2.3.3 Pendidikan Agama
Di Negara Indonesia, pendidikan agama
diselenggarakan dan diatur oleh Departemen Agama yang bekerjasama dengan
Departemen Pendidikan dan Kebudayaan. Pada mulanya, Depag mengatur dan
menyelenggarakan sekolah-sekolah yang berbasis agama saja. Tetapi seiring
perkembangan di bidang pendidikan, maka Depag bekerjasama dengan Depdikbud
untuk menyelenggarakan pendidikan di Madrasah dengan memberikan
pelajaran-pelajaran umum dan menyesuaikan tingkatan sekolahnya dengan tingkatan
sekolah umum yang diselenggarakan oleh Depdikbud. Namun, perkembangan tersebut
menimbulkan masalah, terutama dalam pengelolaan kurikulum, peningkatan mutu
agar sejajar dengan sekolah umum, dan pengangkatan guru-gurunya.
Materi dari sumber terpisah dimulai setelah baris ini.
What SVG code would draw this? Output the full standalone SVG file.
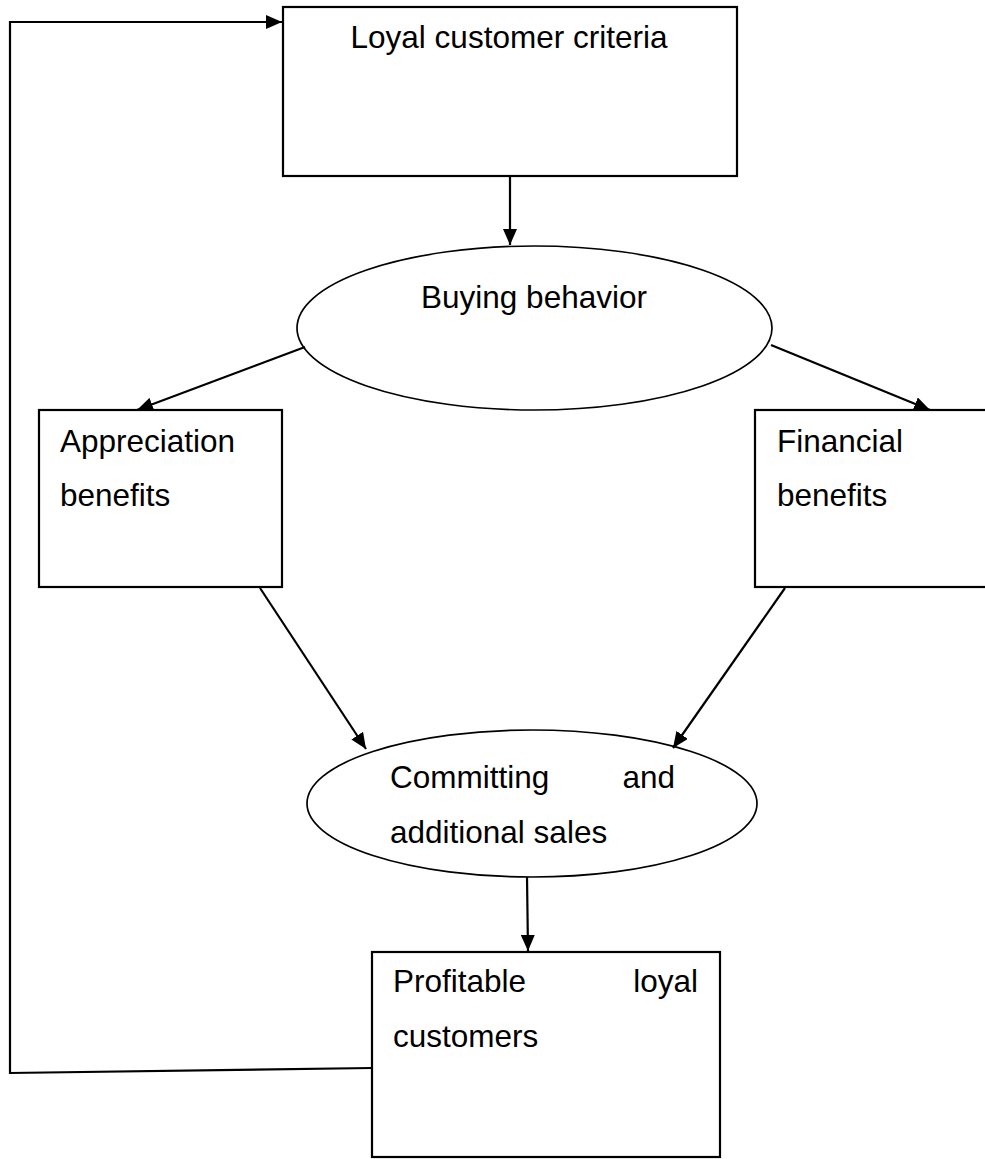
<svg xmlns="http://www.w3.org/2000/svg" width="985" height="1159" viewBox="0 0 985 1159">
<style>
.box{fill:#fff;stroke:#000;stroke-width:2.2}
.ell{fill:#fff;stroke:#000;stroke-width:1.7}
.con{fill:none;stroke:#000;stroke-width:2.2}
text{font-family:"Liberation Sans",Arial,sans-serif;font-size:31.5px;fill:#000}
</style>
<defs>
<marker id="ah" markerWidth="16" markerHeight="14" refX="16" refY="7" orient="auto" markerUnits="userSpaceOnUse">
<path d="M0,0 L16,7 L0,14 Z" fill="#000"/>
</marker>
</defs>
<rect width="985" height="1159" fill="#fff"/>
<g id="n-loyal-criteria">
<rect class="box" x="283" y="7" width="454" height="169"/>
<text x="509" y="48" text-anchor="middle">Loyal customer criteria</text>
</g>
<g id="n-buying">
<ellipse class="ell" cx="534.5" cy="328" rx="237.5" ry="82"/>
<text x="534" y="308" text-anchor="middle">Buying behavior</text>
</g>
<g id="n-appreciation">
<rect class="box" x="39" y="410" width="243" height="177"/>
<text x="60" y="452">Appreciation</text>
<text x="60" y="506">benefits</text>
</g>
<g id="n-financial">
<rect class="box" x="755" y="410" width="240" height="177"/>
<text x="777" y="452">Financial</text>
<text x="777" y="506">benefits</text>
</g>
<g id="n-committing">
<ellipse class="ell" cx="532" cy="803.5" rx="225" ry="73.5"/>
<text x="390" y="788">Committing</text>
<text x="675" y="788" text-anchor="end">and</text>
<text x="390" y="843">additional sales</text>
</g>
<g id="n-profitable">
<rect class="box" x="372" y="952" width="348" height="205"/>
<text x="393" y="992">Profitable</text>
<text x="698" y="992" text-anchor="end">loyal</text>
<text x="393" y="1047">customers</text>
</g>
<g id="connectors">
<line class="con" x1="510" y1="177" x2="510" y2="245" marker-end="url(#ah)"/>
<line class="con" x1="305" y1="347" x2="137" y2="410" marker-end="url(#ah)"/>
<line class="con" x1="771" y1="345" x2="930" y2="410" marker-end="url(#ah)"/>
<line class="con" x1="260" y1="588" x2="366" y2="749" marker-end="url(#ah)"/>
<line class="con" x1="785" y1="588" x2="673" y2="748" marker-end="url(#ah)"/>
<line class="con" x1="527" y1="877" x2="528" y2="951" marker-end="url(#ah)"/>
<polyline class="con" points="372,1068 10,1073 10,22 282,22" marker-end="url(#ah)"/>
</g>
</svg>
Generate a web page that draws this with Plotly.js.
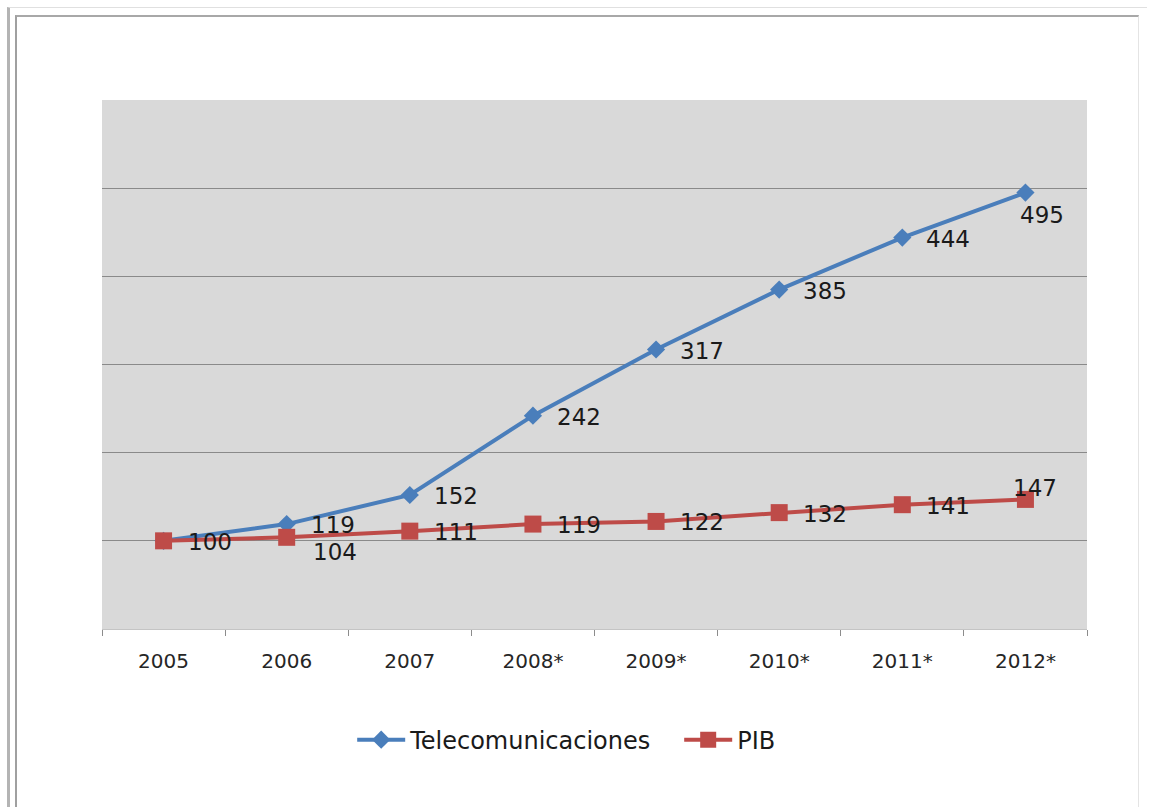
<!DOCTYPE html>
<html>
<head>
<meta charset="utf-8">
<script src="https://cdn.plot.ly/plotly-3.0.1.min.js"></script>
<style>
  html, body { margin: 0; padding: 0; background: #ffffff; width: 1154px; height: 807px; overflow: hidden; }
  #frameOuter { position: absolute; left: 7px; top: 7px; width: 1140px; height: 820px;
    border-left: 3px solid #b4b4b4; border-top: 1px solid #e0e0e0; box-sizing: border-box; }
  #frameInner { position: absolute; left: 15px; top: 15px; width: 1124px; height: 820px;
    border-left: 2px solid #a0a0a0; border-top: 2px solid #a8a8a8; border-right: 1px solid #e4e4e4; box-sizing: border-box; }
  #chart { position: absolute; left: 0; top: 0; width: 1154px; height: 807px; }
</style>
</head>
<body>
<div id="frameOuter"></div>
<div id="frameInner"></div>
<div id="chart"></div>
<script>
const years = ["2005", "2006", "2007", "2008*", "2009*", "2010*", "2011*", "2012*"];
const telecom = [100, 119, 152, 242, 317, 385, 444, 495];
const pib = [100, 104, 111, 119, 122, 132, 141, 147];
const seriesNames = ["Telecomunicaciones", "PIB"];

// label offsets in pixels (style only): [xshift, yshift]; the 2005 Telecom label coincides with PIB's
const telecomLabelShift = [null, [22, -1], [22, -1], [22, -1], [22, -1], [22, -1], [22, -1], [-7, -22]];
const pibLabelShift = [[22, -1], [24, -15], [22, -1], [22, -1], [22, -1], [22, -1], [22, -1], [-14, 11]];

const labelFont = { family: "DejaVu Sans, sans-serif", size: 23, color: "#1a1a1a" };

const traces = [
  {
    x: years, y: telecom, name: seriesNames[0], type: "scatter", mode: "lines+markers",
    line: { color: "#4a7ebb", width: 4 },
    marker: { symbol: "diamond", size: 14, color: "#4a7ebb" }
  },
  {
    x: years, y: pib, name: seriesNames[1], type: "scatter", mode: "lines+markers",
    line: { color: "#be4b48", width: 4 },
    marker: { symbol: "square", size: 17, color: "#be4b48" }
  }
];

function labels(values, shifts) {
  const out = [];
  values.forEach((v, i) => {
    if (!shifts[i]) return;
    out.push({
      x: i, y: v, xref: "x", yref: "y", text: String(v), showarrow: false,
      xanchor: "left", yanchor: "middle", xshift: shifts[i][0], yshift: shifts[i][1],
      font: labelFont
    });
  });
  return out;
}

const layout = {
  width: 1154, height: 807,
  margin: { l: 102, r: 67, t: 100, b: 178 },
  paper_bgcolor: "rgba(0,0,0,0)",
  plot_bgcolor: "#d9d9d9",
  showlegend: true,
  legend: {
    orientation: "h", x: 0.254, xanchor: "left", y: -0.21, yanchor: "middle",
    font: { family: "DejaVu Sans, sans-serif", size: 24, color: "#1a1a1a" },
    bgcolor: "rgba(0,0,0,0)", itemwidth: 48, entrywidth: 264, entrywidthmode: "pixels"
  },
  xaxis: {
    type: "category", tickson: "boundaries", ticks: "outside", ticklen: 6, tickcolor: "#8c8c8c",
    showgrid: false, showline: true, linecolor: "#c4c4c4", linewidth: 1,
    tickfont: { family: "DejaVu Sans, sans-serif", size: 20, color: "#262626" },
    ticklabelstandoff: 14,
    range: [-0.5, 7.5], fixedrange: true
  },
  yaxis: {
    range: [0, 600], dtick: 100, showticklabels: false, ticks: "",
    showgrid: true, gridcolor: "#8a8a8a", gridwidth: 1,
    zeroline: false, showline: false, fixedrange: true
  },
  annotations: labels(telecom, telecomLabelShift).concat(labels(pib, pibLabelShift))
};

Plotly.newPlot("chart", traces, layout, { displayModeBar: false, staticPlot: true });
</script>
</body>
</html>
Bagi sekolah non-Islam, tidak teralu
mengalami masalah karena penyelenggaraanya ditangani di sekolah-sekolah umum
atau di sekolah-sekolah umum swasta yang didirikannya.
2.3.3.1 Tujuan
Pendidikan Agama Dan Pengelolaannya
Dengan bertitik tolak dari GBHN 1983
– 1988, dapat dirumuskan bahwa tujuan pendidikan agama di sekolah-sekolah umum
adalah untuk mendidik anak-anak supaya menjadi orang yang takwa kepada Tuhan
Yang Maha Esa, yang berarti taat dan patuh menjalankan perintah serta menjauhi
larangan-Nya seperti yang diajarkan di dalam Kitab Suci yang dianut agama
masing-masing. Pada sekolah-sekolah negeri terdapat dualisme pengelolaan guru,
yaitu guru-guru vak umum diangkat dan dikelola oleh Depdikbud, sedangkan guru-guru
agama diangkat dan dikelola oleh Depag. Adanya dualisme ini ternyata kemudian
dirasakan sebagai suatu kepincangan, terutama bagi pengelolaan pendidikan oleh
kepala sekolah. untuk mengatasi kepincangan tersebut, akhirnya pada 1983 – 1984
pengangkatan dan pengelolaan guru-guru agama secar berangsur-angsur diserahkan
pada Depdikbud.
2.3.3.2 Proses
Penanaman Pendidikan Agama Pada Anak - Anak
Secara pedagogis, pendidikan agama
harus sudah ditanamkan pada anak sejak masih kecil. Sama halnya, dengan segi-segi
pendidikan lainnya, pendidikan agama menyangkut tiga aspek yaitu aspek
kognitif, afektif, dan psikomotorik. Ini berarti bahwa pendidikan agama buka
hanya sekedar memberi pengetahuan tentang agama, tetapi yang utama adalah
membisakan anak taat dan patuh menjalankan ibadat dan berbuat serta bertingkah
laku sesuai dengan norma-norma yang telah ditetapkan dalam agamanya
masing-masing.
2.3.4 Pendidikan
Kesusilaan
2.3.4.1 Tujuan
Pendidikan Kesusilaan
Pendidikan kesusilaan atau
pendidikan budi pekerti sebenarnya erat sekali hubungannya dengan pendidikan
agama. Pendidikan kesusilaan tidak dapat terlepas dari pendidikan sosial atau
kemasyarakatan. Kesusilaan timbul di dalam dan karena adanya masyarakat. Maksud
dan tujuan pendidikan kesusilaan ialah memimpin anak setia serta mengerjakan
segala sesuatu yang baik dan meninggalkan yang buruk atas kemauan sendiri dalam
segala hal.
2.3.4.2 Dasar-Dasar
Pendidikan Kesusilaan
Untuk dapat melaksanakan pendidikan
kesusilaan dengan baik, maka seorang pendidik harus mengetahui dasar-dasarnya.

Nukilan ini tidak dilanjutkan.